Im D-Dur-Trio Opus 9 Nr. 2 hat Beethoven eher die lyrischen Facetten als den majestätischen Glanz der Tonart betont. So stehen die ersten beiden Sätze in halbschnellem Tempo. Der Kopfsatz wirkt im Vergleich zu den Kopfsätzen der beiden Schwesterwerke betont lyrisch und scheinbar klassisch konventionell: ein Allegretto im Zweivierteltakt mit sanft strömender, heiter gelöster Melodik, wie man es bei Haydn und Mozart häufig finden kann. Freilich offenbart sich auch hier der neue, expansive Kunstanspruch des jungen Beethoven: Aus der Allerwelts-Floskel der ersten vier Takte hat er einen Sonatensatz von mehr als 300 Takten Länge hervorgezaubert und besonders in der Durchführung seine geniale Kombinationskunst im Umgang mit den Motiven offenbart.

Der zweite Satz steht zwar in d-Moll, wie einige der tiefgründigsten Adagios in Beethovens Frühwerk, ist aber ein bis zum Allegretto beschleunigtes Andante im Sechsachteltakt. Auch in diesem serenadenhaften Duktus spiegelt sich ein Lieblingstypus der früheren Klassiker wider. Man vergleiche etwa die Andantesätze in Mozarts d-Moll-Streichquartett, KV 421, oder der c-Moll-Serenade, KV 388. Bei Beethoven verbindet sich der rhythmisch beschwingte Duktus freilich gleich mit einem Frage-Antwort-Spiel im Thema, das im weiteren Verlauf des Satzes denn auch immer wieder für harmonische und melodische Überraschungen sorgt.

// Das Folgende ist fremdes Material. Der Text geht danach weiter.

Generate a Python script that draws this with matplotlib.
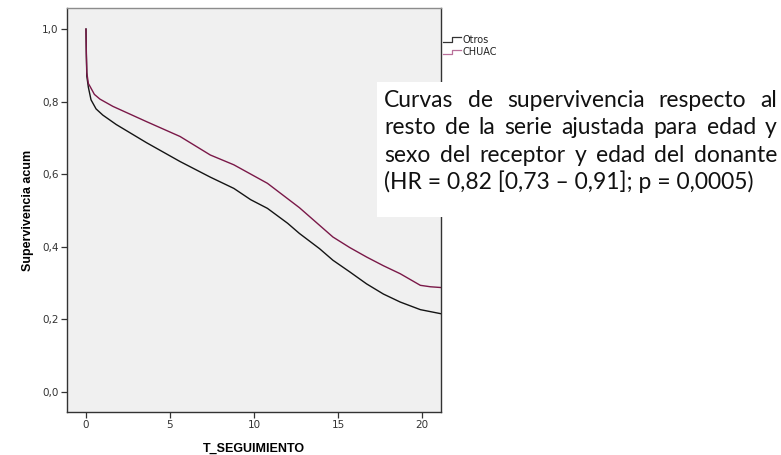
import numpy as np
import matplotlib
matplotlib.use('Agg')
import matplotlib.pyplot as plt
from matplotlib.lines import Line2D
from matplotlib.legend_handler import HandlerBase
from matplotlib.patches import Rectangle
from matplotlib.ticker import FuncFormatter

# Curvas (tiempo en años, supervivencia acumulada)
t_otros = [0, 0.0, 0.02, 0.05, 0.14, 0.3, 0.6, 1.0, 1.8, 3.6, 5.6, 7.4, 8.8, 9.8,
           10.8, 12.0, 12.7, 13.9, 14.7, 15.7, 16.7, 17.7, 18.7, 19.9, 21.1]
s_otros = [1.0, 1.0, 0.93, 0.87, 0.84, 0.805, 0.78, 0.763, 0.737, 0.687, 0.635, 0.592,
           0.561, 0.530, 0.506, 0.465, 0.437, 0.395, 0.363, 0.331, 0.298, 0.270,
           0.248, 0.227, 0.216]

t_chuac = [0, 0.0, 0.02, 0.05, 0.14, 0.24, 0.5, 0.83, 1.6, 3.6, 5.6, 7.4, 8.8, 10.8,
           12.7, 14.7, 15.7, 16.7, 17.7, 18.7, 19.9, 20.5, 21.1]
s_chuac = [1.0, 1.0, 0.94, 0.88, 0.85, 0.842, 0.82, 0.807, 0.787, 0.745, 0.704, 0.653,
           0.626, 0.575, 0.508, 0.427, 0.398, 0.372, 0.348, 0.326, 0.294, 0.290, 0.288]

grupos = ['Otros', 'CHUAC']
colores = ['#141414', '#7a1848']
colores_leyenda = ['#333333', '#b9709a']

x_ticks = [0, 5, 10, 15, 20]
y_ticks = [0.0, 0.2, 0.4, 0.6, 0.8, 1.0]

texto = ['Curvas de supervivencia respecto al',
         'resto de la serie ajustada para edad y',
         'sexo del receptor y edad del donante',
         '(HR = 0,82 [0,73 \u2013 0,91]; p = 0,0005)']


# Simbolo de escalon para la leyenda, como en SPSS
class Escalon(HandlerBase):
    def create_artists(self, legend, orig_handle, xdescent, ydescent,
                       width, height, fontsize, trans):
        xs = np.array([0, 0.5, 0.5, 1.0]) * width - xdescent
        ys = np.array([0.2, 0.2, 0.85, 0.85]) * height - ydescent
        l = Line2D(xs, ys, color=orig_handle.get_color(), lw=0.9)
        l.set_transform(trans)
        return [l]


W_PX, H_PX = 781, 455
fig = plt.figure(figsize=(W_PX / 100, H_PX / 100), dpi=100)
fig.patch.set_facecolor('white')

ax = fig.add_axes([67 / W_PX, 1 - 412 / H_PX, (441 - 67) / W_PX, (412 - 8) / H_PX])
ax.set_facecolor('#f0f0f0')

ax.plot(t_otros, s_otros, color=colores[0], lw=1.0)
ax.plot(t_chuac, s_chuac, color=colores[1], lw=1.0)

ax.set_xlim(-1.13, 21.13)
ax.set_ylim(-0.055, 1.058)
ax.set_xticks(x_ticks)
ax.set_yticks(y_ticks)
ax.yaxis.set_major_formatter(FuncFormatter(lambda v, p: ('%.1f' % v).replace('.', ',')))
ax.tick_params(axis='both', direction='out', length=4.5, width=0.9, color='#333333',
               labelsize=7.5, labelcolor='#333333', pad=1.5)

for lado in ['left', 'bottom', 'right']:
    ax.spines[lado].set_color('#333333')
    ax.spines[lado].set_linewidth(1.0)
ax.spines['top'].set_color('#8c8c8c')
ax.spines['top'].set_linewidth(1.0)

ax.set_xlabel('T_SEGUIMIENTO', fontsize=9, fontweight='bold', family='Liberation Sans',
              labelpad=9)
ax.set_ylabel('Supervivencia acum', fontsize=9, fontweight='bold', family='Liberation Sans',
              labelpad=6)

# Leyenda fuera del grafico
handles = [Line2D([], [], color=c) for c in colores_leyenda]
fig.legend(handles, grupos, loc='upper left', bbox_to_anchor=(443 / W_PX, 1 - 35 / H_PX),
           frameon=False, fontsize=7, handlelength=1.9, handletextpad=0.1,
           labelspacing=0.25, borderpad=0, borderaxespad=0,
           handler_map={Line2D: Escalon()}, labelcolor='#222222')

# Recuadro blanco con el texto (encima del grafico)
fig.add_artist(Rectangle((377 / W_PX, 1 - 217 / H_PX), (W_PX - 377) / W_PX, 135 / H_PX,
                         transform=fig.transFigure, facecolor='white',
                         edgecolor='none', zorder=5))

renderer = fig.canvas.get_renderer()
fuente = 'Lato'
x0 = 384
ancho = 393
baselines = [106.7, 134.2, 161.7, 189.2]


def medir(s, size):
    t = fig.text(0, 0, s, fontsize=size, family=fuente)
    w = t.get_window_extent(renderer).width
    t.remove()
    return w

size = 16
w_max = max(medir(s, size) for s in texto[:3])
size = size * ancho * 0.95 / w_max

for i, linea in enumerate(texto):
    yb = 1 - baselines[i] / H_PX
    if i < 3:
        palabras = linea.split(' ')
        anchos = [medir(p, size) for p in palabras]
        hueco = (ancho - sum(anchos)) / (len(palabras) - 1)
        x = x0
        for p, w in zip(palabras, anchos):
            fig.text(x / W_PX, yb, p, fontsize=size, family=fuente, color='#111111',
                     va='baseline', ha='left', zorder=6)
            x += w + hueco
    else:
        fig.text(x0 / W_PX, yb, linea, fontsize=size, family=fuente, color='#111111',
                 va='baseline', ha='left', zorder=6)

fig.savefig('out.png', dpi=100)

Das so genannte „Menuett“ an dritter Stelle ist in Wahrheit ein Scherzo, wie sein Allegro-Tempo und der pointierte kurze Vorschlag vor dem langen A in der Geige verraten. Dem Finalthema hat Beethoven die rhythmischen Widerhaken von vornherein eingeschrieben: als Synkope mit Sforzato in der Bratsche. Darüber stimmt das Cello das Rondothema an, während die Geige gleichsam ein Hörnerpedal andeutet. Wieder erscheint der Triosatz als Substrat oder Reduktion eines eigentlich orchestral gehörten Satzes von weitesten Dimensionen.